Three Assumptions about the Kingdom

1. At any given moment I am either building the Kingdom of God or the Kingdom of Darkness. Period.   -God has sometimes called us to ridiculous things: sell your house, quit your job, adopt a child, share the gospel with someone, etc. and one of two choices arise for us. We either obey or disobey. If we obey, we believe in our heart, that the Kingdom of God is being advanced (even if it is to our earthly demise and ridicule, or earthly 'success'). If we disobey (i.e. sin), that antithesis (or opposite) occurs, the Kingdom of Darkness is being advanced. 
-So when we aren't advancing the Kingdom of God, we are advancing the Kingdom of Darkness. We cannot be in neutral on this position. There's no middle ground. Practically, when we aren't obedient the Kingdom of God is not gaining territory. 
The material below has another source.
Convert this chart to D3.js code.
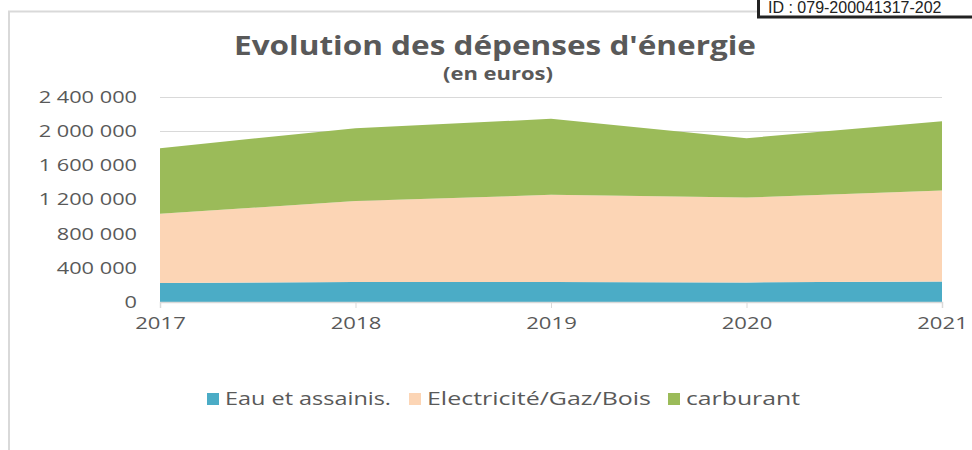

2. It is possible to participate in Church expansion and unintentionally be an agent of shrinking the kingdom of God.
-When studies were made about the most churched/christian populated cities, European (note the post-modern bias) researchers asserted that the Church had no social benefit to cities or societies. They went to the most churched/christian populated city and ran up statistics about the societal problems (abortions, rape, murder, etc.) and found that they reflected that their societal problems fell in the lower 15% of the world's problems. That is to say, they looked just as worse (societal health) as the worse cities in the world. And when they looked at other cities, that were predominately unchurched, they found great "societal health". Pastors interviewed from the most churched/christian populated city were asked about what they do about those horrific statistics, in which they replied, "Not my problem, my job is to just shepherd my flock." 
-When we think about the kingdom we often just note how one enters into the kingdom, but we should also note how we ought to live in the kingdom

3. It is possible to unknowingly value the Kingdom of God before acknowledging the value of its source; the King.
-Many non-believers may enjoy the self-satisfaction of helping the helpless, mending the broken. We see this in charity work and we see this in people that have no religious affiliation that stun us with their kindness to random people (as seen in some commercials). But what people miss is the eternal destination and purpose of the Kingdom, the glory of God. 

-All adapted from Jeff Christopherson's guest lecture at SEBTS from his book Kingdom Matrix.